Журнал «Логос» №5/2024 - стр. 2
Функционирование миметической теории Жирара из перспективы двойничества в любви раскрывается в статье Екатерины Григорьевой, где любовь – это отношение между тремя: субъектом, объектом любви и их медиатором. Любовь оборачивается одержимостью идеальным Другим, в которой ревность – конститутивный элемент желания. В статье утверждается, что любовь, рассматриваемая с точки зрения жираровской триадичной схемы, является игрой, в которой ты всегда уже проиграл. Этот проигрыш следует из самого основания такой игры, он предзадан и неизбежен. Любовь трактуется как конфликт, который воспроизводится вновь и вновь в конкурирующей борьбе двойников, а желание, разворачивающееся в напряжении этого конфликта, полагается направленным на нечто сущностно недостижимое. Обнаруживается, что миметический процесс конститутивно связан с невозможностью и недостижимостью финальной разрешающей точки.
Преодолеть двойничество мимеcиса через непрерывность мимикрии предлагает Елена Костылева, которая рассматривает оригинальную концепцию «фаллического зрачка» Александра Горского. Горский выделил три миметических принципа, лежащих в основе психоанализа: аутоэротическую зеркальность, внутрителесность пространства и органопроекцию. Отмечается, что эти принципы основаны на полагании раздвоенности – в основании человека как сущностно амбивалентного существа и в проективных отношениях между человеком и миром. Стремление Горского «удержать образ, насладиться им не как представлением, не как репрезентацией, но как явлением» становится основанием его теории, в которой господству оптической ориентации пространства противопоставляется магнитно-облачная, а зрению как отражению реальности – зрение, которое впитывает и производит.

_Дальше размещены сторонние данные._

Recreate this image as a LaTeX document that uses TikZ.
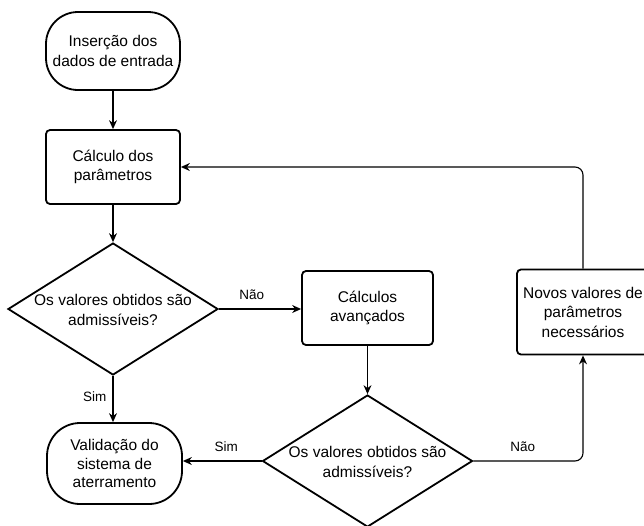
\documentclass[tikz,border=0pt]{standalone}
\usepackage{fontspec}
\setmainfont{Liberation Sans}
\usetikzlibrary{shapes.geometric,arrows.meta}
\begin{document}
\begin{tikzpicture}[x=1pt,y=-1pt,
  txt/.style={font=\fontsize{15.5}{19.5}\selectfont, align=center, inner sep=0pt},
  lbl/.style={font=\fontsize{13.5}{16}\selectfont, inner sep=0pt},
  term/.style={draw, line width=1.8pt, rounded corners=32pt, minimum width=134pt, inner sep=0pt, txt},
  procbox/.style={draw, line width=1.8pt, rounded corners=4pt, inner sep=0pt, txt},
  dia/.style={draw, line width=1.8pt, diamond, inner sep=0pt, minimum width=210pt, minimum height=132pt},
  conn/.style={line width=1.1pt, -{Stealth[length=9pt,width=8pt,inset=3pt]}}
]
\useasboundingbox (0,0) rectangle (644,525);

\node[term, minimum height=78pt] (start) at (113,51) {Inserção dos\\dados de entrada};
\node[procbox, minimum width=134pt, minimum height=74pt] (calc) at (113,167) {Cálculo dos\\parâmetros};
\node[dia] (d1) at (113,309) {};
\node[txt] (d1t) at (113,310) {Os valores obtidos são\\admissíveis?};
\node[term, minimum width=135pt, minimum height=81pt, rounded corners=33pt, font=\fontsize{15.5}{18.5}\selectfont] (valid) at (114.5,463.5) {Validação do\\sistema de\\aterramento};
\node[procbox, minimum width=131pt, minimum height=74pt] (adv) at (367.5,308) {Cálculos\\avançados};
\node[dia] (d2) at (367.5,461) {};
\node[txt] (d2t) at (367.5,462) {Os valores obtidos são\\admissíveis?};
\node[procbox, minimum width=132pt, minimum height=85pt] (novos) at (583,312) {Novos valores de\\parâmetros\\necessários};

\draw[conn] (start.south) -- (calc.north);
\draw[conn] (calc.south) -- (d1.north);
\draw[conn] (d1.east) -- node[lbl, above=9pt, pos=0.4] (nao1) {Não} (adv.west |- d1.east);
\draw[conn] (d1.south) -- node[lbl, left=6pt, pos=0.45] (sim1) {Sim} (valid.north -| d1.south);
\draw[conn] (adv.south) -- (d2.north);
\draw[conn] (d2.west) -- node[lbl, above=9pt, pos=0.45] (sim2) {Sim} (valid.east |- d2.west);
\draw[conn, rounded corners=8pt] (d2.east) -- node[lbl, above=9pt, pos=0.45] (nao2) {Não} (novos.south |- d2.east) -- (novos.south);
\draw[conn, rounded corners=8pt] (novos.north) -- (novos.north |- calc.east) -- (calc.east);
\end{tikzpicture}
\end{document}
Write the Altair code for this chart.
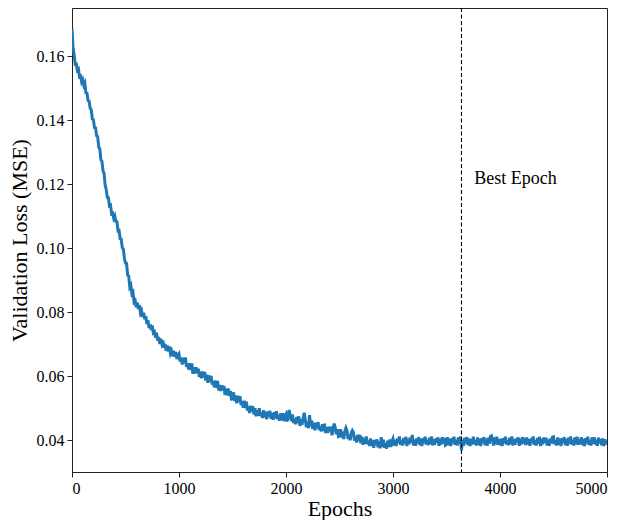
import altair as alt
import pandas as pd

# Epoch index of each sampled point (every 10 epochs)
epochs = list(range(0, 5001, 10))

# Validation loss, one list per 500 epochs
loss_0000 = [0.1685, 0.1624, 0.1604, 0.1574, 0.1575, 0.1555, 0.1559, 0.1535, 0.1537, 0.1519,
             0.1526, 0.1509, 0.1516, 0.1485, 0.1484, 0.1461, 0.1459, 0.1436, 0.1432, 0.1403,
             0.1401, 0.1376, 0.1375, 0.1351, 0.1348, 0.1315, 0.1310, 0.1276, 0.1271, 0.1241,
             0.1233, 0.1196, 0.1182, 0.1158, 0.1157, 0.1132, 0.1134, 0.1107, 0.1109, 0.1093,
             0.1100, 0.1083, 0.1082, 0.1054, 0.1055, 0.1029, 0.1028, 0.1001, 0.0996, 0.0968]
loss_0500 = [0.0953, 0.0952, 0.0915, 0.0913, 0.0878, 0.0884, 0.0857, 0.0862, 0.0831, 0.0835,
             0.0815, 0.0830, 0.0809, 0.0822, 0.0797, 0.0804, 0.0784, 0.0798, 0.0777, 0.0787,
             0.0762, 0.0774, 0.0750, 0.0762, 0.0744, 0.0758, 0.0735, 0.0738, 0.0720, 0.0735,
             0.0711, 0.0722, 0.0700, 0.0716, 0.0701, 0.0711, 0.0688, 0.0700, 0.0679, 0.0695,
             0.0677, 0.0692, 0.0670, 0.0678, 0.0662, 0.0679, 0.0660, 0.0675, 0.0653, 0.0664]
loss_1000 = [0.0669, 0.0645, 0.0658, 0.0636, 0.0657, 0.0640, 0.0658, 0.0629, 0.0639, 0.0620,
             0.0640, 0.0619, 0.0639, 0.0607, 0.0627, 0.0608, 0.0627, 0.0609, 0.0623, 0.0597,
             0.0614, 0.0593, 0.0614, 0.0595, 0.0613, 0.0586, 0.0604, 0.0579, 0.0602, 0.0583,
             0.0600, 0.0573, 0.0584, 0.0565, 0.0586, 0.0563, 0.0585, 0.0555, 0.0572, 0.0553,
             0.0571, 0.0556, 0.0569, 0.0541, 0.0561, 0.0540, 0.0561, 0.0538, 0.0553, 0.0528]
loss_1500 = [0.0529, 0.0549, 0.0522, 0.0539, 0.0515, 0.0538, 0.0520, 0.0537, 0.0509, 0.0521,
             0.0501, 0.0523, 0.0500, 0.0520, 0.0492, 0.0505, 0.0484, 0.0507, 0.0488, 0.0506,
             0.0480, 0.0499, 0.0474, 0.0493, 0.0476, 0.0499, 0.0475, 0.0486, 0.0469, 0.0493,
             0.0470, 0.0488, 0.0465, 0.0489, 0.0474, 0.0491, 0.0466, 0.0484, 0.0463, 0.0487,
             0.0468, 0.0490, 0.0465, 0.0478, 0.0460, 0.0484, 0.0462, 0.0484, 0.0459, 0.0475]
loss_2000 = [0.0481, 0.0458, 0.0473, 0.0494, 0.0475, 0.0460, 0.0480, 0.0453, 0.0466, 0.0449,
             0.0472, 0.0453, 0.0474, 0.0444, 0.0465, 0.0448, 0.0468, 0.0485, 0.0465, 0.0440,
             0.0457, 0.0437, 0.0478, 0.0442, 0.0461, 0.0435, 0.0454, 0.0430, 0.0454, 0.0437,
             0.0456, 0.0431, 0.0444, 0.0427, 0.0449, 0.0428, 0.0451, 0.0422, 0.0440, 0.0422,
             0.0441, 0.0428, 0.0442, 0.0415, 0.0436, 0.0451, 0.0439, 0.0418, 0.0434, 0.0411]
loss_2500 = [0.0413, 0.0434, 0.0408, 0.0426, 0.0403, 0.0427, 0.0438, 0.0429, 0.0403, 0.0417,
             0.0399, 0.0423, 0.0430, 0.0424, 0.0398, 0.0412, 0.0392, 0.0416, 0.0397, 0.0416,
             0.0390, 0.0410, 0.0385, 0.0405, 0.0388, 0.0411, 0.0387, 0.0398, 0.0381, 0.0405,
             0.0381, 0.0400, 0.0376, 0.0400, 0.0385, 0.0402, 0.0377, 0.0395, 0.0374, 0.0409,
             0.0379, 0.0401, 0.0376, 0.0390, 0.0373, 0.0398, 0.0378, 0.0402, 0.0378, 0.0396]
loss_3000 = [0.0404, 0.0383, 0.0400, 0.0381, 0.0405, 0.0391, 0.0411, 0.0385, 0.0399, 0.0383,
             0.0406, 0.0388, 0.0410, 0.0381, 0.0403, 0.0387, 0.0408, 0.0392, 0.0416, 0.0383,
             0.0401, 0.0382, 0.0405, 0.0389, 0.0409, 0.0384, 0.0404, 0.0381, 0.0406, 0.0390,
             0.0410, 0.0386, 0.0400, 0.0384, 0.0407, 0.0387, 0.0411, 0.0383, 0.0402, 0.0385,
             0.0405, 0.0393, 0.0408, 0.0382, 0.0404, 0.0386, 0.0409, 0.0389, 0.0406, 0.0384]
loss_3500 = [0.0387, 0.0409, 0.0384, 0.0403, 0.0381, 0.0406, 0.0390, 0.0410, 0.0385, 0.0400,
             0.0383, 0.0408, 0.0388, 0.0411, 0.0368, 0.0401, 0.0382, 0.0407, 0.0389, 0.0409,
             0.0384, 0.0405, 0.0381, 0.0402, 0.0386, 0.0410, 0.0387, 0.0399, 0.0383, 0.0408,
             0.0385, 0.0404, 0.0381, 0.0406, 0.0391, 0.0409, 0.0384, 0.0403, 0.0382, 0.0407,
             0.0388, 0.0411, 0.0413, 0.0400, 0.0383, 0.0408, 0.0387, 0.0410, 0.0385, 0.0402]
loss_4000 = [0.0384, 0.0404, 0.0381, 0.0406, 0.0390, 0.0410, 0.0386, 0.0400, 0.0384, 0.0407,
             0.0387, 0.0411, 0.0383, 0.0402, 0.0385, 0.0405, 0.0393, 0.0408, 0.0382, 0.0404,
             0.0386, 0.0409, 0.0389, 0.0406, 0.0384, 0.0408, 0.0386, 0.0402, 0.0382, 0.0405,
             0.0391, 0.0411, 0.0385, 0.0399, 0.0383, 0.0406, 0.0388, 0.0410, 0.0381, 0.0403,
             0.0387, 0.0408, 0.0392, 0.0407, 0.0383, 0.0401, 0.0382, 0.0405, 0.0389, 0.0409]
loss_4500 = [0.0410, 0.0387, 0.0399, 0.0383, 0.0408, 0.0385, 0.0404, 0.0381, 0.0406, 0.0391,
             0.0409, 0.0384, 0.0403, 0.0382, 0.0407, 0.0388, 0.0411, 0.0386, 0.0400, 0.0383,
             0.0408, 0.0387, 0.0410, 0.0385, 0.0402, 0.0387, 0.0409, 0.0384, 0.0403, 0.0381,
             0.0406, 0.0390, 0.0410, 0.0385, 0.0400, 0.0383, 0.0408, 0.0388, 0.0409, 0.0386,
             0.0401, 0.0382, 0.0407, 0.0389, 0.0403, 0.0384, 0.0405, 0.0381, 0.0402, 0.0386]
loss_5000 = [0.0398]

loss = (loss_0000 + loss_0500 + loss_1000 + loss_1500 + loss_2000 + loss_2500
        + loss_3000 + loss_3500 + loss_4000 + loss_4500 + loss_5000)
assert len(loss) == len(epochs)

best_epoch = [3640]
label_text = ["Best Epoch"]
label_epoch = [3760]
label_loss = [0.1215]

x_ticks = [0, 1000, 2000, 3000, 4000, 5000]
y_ticks = [0.04, 0.06, 0.08, 0.10, 0.12, 0.14, 0.16]

FONT = "Liberation Serif"

df = pd.DataFrame({"epoch": epochs, "loss": loss})

x_enc = alt.X(
    "epoch:Q",
    scale=alt.Scale(domain=[0, 5000], nice=False, zero=False),
    axis=alt.Axis(values=x_ticks, title="Epochs", format="d"),
)
y_enc = alt.Y(
    "loss:Q",
    scale=alt.Scale(domain=[0.03, 0.175], nice=False, zero=False),
    axis=alt.Axis(values=y_ticks, title="Validation Loss (MSE)", format=".2f"),
)

line = alt.Chart(df).mark_line(color="#1f77b4", strokeWidth=3, clip=True).encode(
    x=x_enc, y=y_enc
)

rule = alt.Chart(pd.DataFrame({"epoch": best_epoch})).mark_rule(
    color="black", strokeWidth=1.1, strokeDash=[4, 2.5]
).encode(x="epoch:Q")

text = alt.Chart(
    pd.DataFrame({"epoch": label_epoch, "loss": label_loss, "label": label_text})
).mark_text(
    align="left", baseline="middle", font=FONT, fontSize=18, color="black"
).encode(x="epoch:Q", y="loss:Q", text="label:N")

chart = (
    alt.layer(line, rule, text)
    .properties(
        width=535,
        height=464,
        autosize=alt.AutoSizeParams(type="none"),
        padding={"left": 64, "top": 0, "right": 11, "bottom": 48},
        background="white",
    )
    .configure_view(stroke="#222222", strokeWidth=1)
    .configure_axis(
        grid=False,
        domainColor="#222222",
        domainWidth=1,
        tickColor="#222222",
        tickSize=5,
        tickWidth=1,
        labelFont=FONT,
        labelFontSize=16,
        labelColor="black",
        labelPadding=3,
        titleFont=FONT,
        titleFontSize=22,
        titleFontWeight="normal",
        titleColor="black",
    )
    .configure_axisY(titlePadding=5)
    .configure_axisX(titlePadding=2)
)

chart.save("out.html", embed_options={"renderer": "svg", "actions": False})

Лина Булахова проводит оригинальное исследование, в котором животная мимикрия демонстрирует параллели с мимикрией божественной – специфически человеческой, в которой человек подражает Христу. Текст выявляет миметические процессы в теологической картине мира, точки пересечения христианских практик и мимикрии. Так, мимикрия является желанием вернуться в примордиальное единство мира, а аффективно переживаемое обособление человека от среды трактуется как последствие первородного греха. В практике отшельничества отношения с пространством выходят на первый план: отшельник стремится к ангельскому состоянию через слияние с пустыней – неопороченной материей. Выдвигается тезис о том, что мимикрия – это подражание полноте и завершенности, что обнажает ее политическое измерение: что предлагает себя в качестве идеала полноты и кто замещает бога?